Monday, November 19, 2012

November 1st




Today is my Dad's birthday. To celebrate this occassion I try to cook foods that were meaningful or remind me of my dad. The foods give me a way to introduce the kids to him and a way that they can have memories of him. Last year we went with his favorite meal--or so he told me weeks before he died--King crab and steak. This year I paired the meals down and made crab salads for lunch and then we went out to a new restaurant in town called Gobble. One of the few questions I asked him while we were preparing for his death was what his favorite holiday was. He paused and then said that it was Thanksgiving and so I figured that a Thanksgiving themed restaurant was the way to celebrate. The food was ehhh and on the salty side, but my dinner seemed fitting as it reminded me of the Thanksgiving dinners I ate at his home. Dinners that were okay but nothing interesting or on the cusp of culinary brilliance. I remember one Thanksgiving where he served canned peas.
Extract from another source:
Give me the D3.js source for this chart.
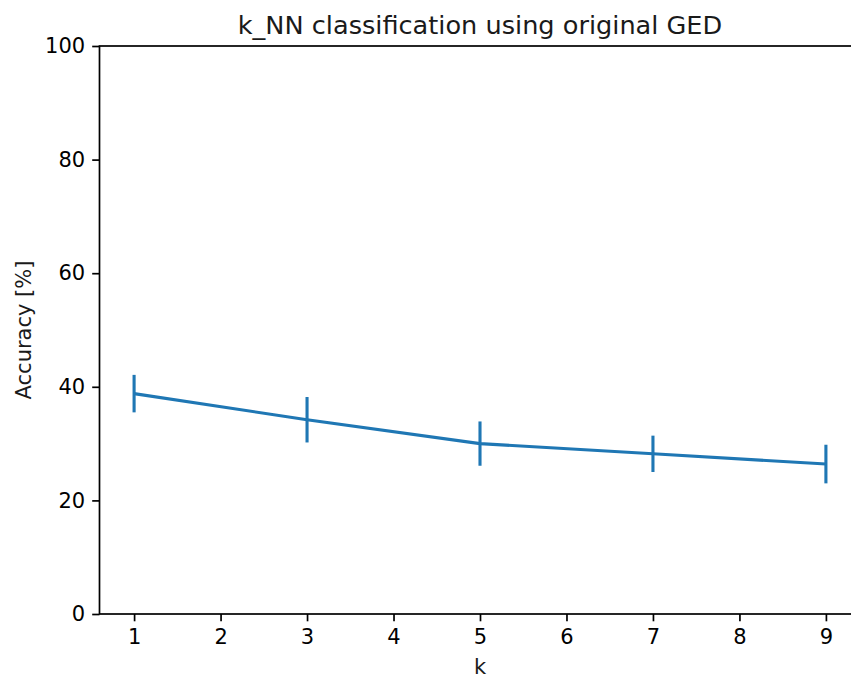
<!DOCTYPE html>
<html>
<head>
<meta charset="utf-8">
<script src="https://cdn.jsdelivr.net/npm/d3@7"></script>
<style>
  body { margin: 0; background: #fff; }
  text { font-family: "DejaVu Sans", sans-serif; fill: #000; }
</style>
</head>
<body>
<svg id="chart"></svg>
<script>
// data
var kValues = [1, 3, 5, 7, 9];
var accMean = [38.8, 34.2, 30.0, 28.2, 26.4];
var accErr = [3.3, 4.0, 3.9, 3.2, 3.4];
var xTicks = [1, 2, 3, 4, 5, 6, 7, 8, 9];
var yTicks = [0, 20, 40, 60, 80, 100];

// setup sizes
var svgWidth = 851,
    svgHeight = 678;
var margin = {top: 46, right: -9.5, bottom: 64, left: 99.5},
    width = svgWidth - margin.left - margin.right,
    height = svgHeight - margin.top - margin.bottom;
var blue = "#1f77b4";
var tickLen = 7.3;

var svg = d3.select("#chart")
    .attr("width", svgWidth)
    .attr("height", svgHeight);

var g = svg.append("g")
    .attr("transform", "translate(" + margin.left + "," + margin.top + ")");

// scales, matplotlib style 5% margins on x
var xScale = d3.scaleLinear()
    .domain([0.6, 9.4])
    .range([0, width]);

var yScale = d3.scaleLinear()
    .domain([0, 100])
    .range([height, 0]);

// axes
var xAxis = g.append("g")
    .attr("transform", "translate(0," + height + ")")
    .call(d3.axisBottom(xScale).tickValues(xTicks).tickSize(tickLen).tickPadding(7).tickFormat(d3.format("d")));

var yAxis = g.append("g")
    .call(d3.axisLeft(yScale).tickValues(yTicks).tickSize(tickLen).tickPadding(7).tickFormat(d3.format("d")));

[xAxis, yAxis].forEach(function(a) {
  a.select(".domain").remove();
  a.selectAll(".tick line").attr("stroke", "#000").attr("stroke-width", 1.7);
  a.selectAll(".tick text")
    .style("font-family", "DejaVu Sans")
    .style("font-size", "21px")
    .attr("fill", "#1a1a1a");
});
xAxis.selectAll(".tick text").attr("dy", "0.76em");

// frame (spines)
g.append("rect")
  .attr("x", 0)
  .attr("y", 0)
  .attr("width", width)
  .attr("height", height)
  .attr("fill", "none")
  .attr("stroke", "#000")
  .attr("stroke-width", 1.7);

// line
var line = d3.line()
  .x(function(d, i) { return xScale(kValues[i]); })
  .y(function(d) { return yScale(d); });

g.append("path")
  .datum(accMean)
  .attr("d", line)
  .attr("fill", "none")
  .attr("stroke", blue)
  .attr("stroke-width", 3.1);

// error bars
g.selectAll(".errbar")
  .data(accMean)
  .enter()
  .append("line")
  .attr("class", "errbar")
  .attr("x1", function(d, i) { return xScale(kValues[i]); })
  .attr("x2", function(d, i) { return xScale(kValues[i]); })
  .attr("y1", function(d, i) { return yScale(d + accErr[i]); })
  .attr("y2", function(d, i) { return yScale(d - accErr[i]); })
  .attr("stroke", blue)
  .attr("stroke-width", 3.1);

// title and labels
svg.append("text")
  .attr("x", margin.left + width / 2)
  .attr("y", 33.5)
  .attr("text-anchor", "middle")
  .style("font-size", "25.6px")
  .style("fill", "#1a1a1a")
  .text("k_NN classification using original GED");

svg.append("text")
  .attr("x", margin.left + width / 2)
  .attr("y", 674)
  .attr("text-anchor", "middle")
  .style("font-size", "21px")
  .style("fill", "#1a1a1a")
  .text("k");

svg.append("text")
  .attr("transform", "translate(31," + (margin.top + height / 2) + ") rotate(-90)")
  .attr("text-anchor", "middle")
  .style("font-size", "21px")
  .style("fill", "#1a1a1a")
  .text("Accuracy [%]");
</script>
</body>
</html>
Shudder.

On our drive home the kids and I had a nice discussion about Grandpa John. How much he loved them and planned to take them to Disneyland and how he enjoyed taking walks through the woods with Georgia and picking vegetables in his garden. I told them how he never once turned me down for a board or card game and how he loved all animals and treated them with kindness. Theo replied, "Me miss him" and Georgia wanted to know the details of when and where he died. I didn't think I would be having a discussion about morturary's or cremation with preschoolers but it came up about where his body was now and why we can't visit him.

Theo said, "Me sad."

Me too, buddy. Me too.

Tonight we lit our Christmas lights in honor of him. Kind of like birthday candles for a man who would have been sixty eight years old.

Cheers to the man who took me golfing on Pebble Beach, taught me to drive a stick at age thirteen, and loved me so much that tears leaked from his eyes when he saw me. I love you Dad.

Roots


Today I was reading Facebook and came across a post by Linda, my dad's youngest sister. She posted a picture of her spider plant and how it is over twenty years old. Immediately, tears pricked my eyes and I felt a twist in my belly as I remembered the plants my dad had.

And, how odd it is that I miss his plants.

As time goes by, a feel less and less connected to him and more desperate for the things he may have touched. His books (Karen gave those away), his clothes (donated), his stuff. His lifetime of stuff that I most likely will never see again.

I don't know what is more cruel--his quick death or the complete abandonment of his wife who promised him that our family would always be her family. My kids lost their grandfather but I lost my dad and the promise of seeing and touching his life, if only with him gone.

I could have at least pretended that he was still with me.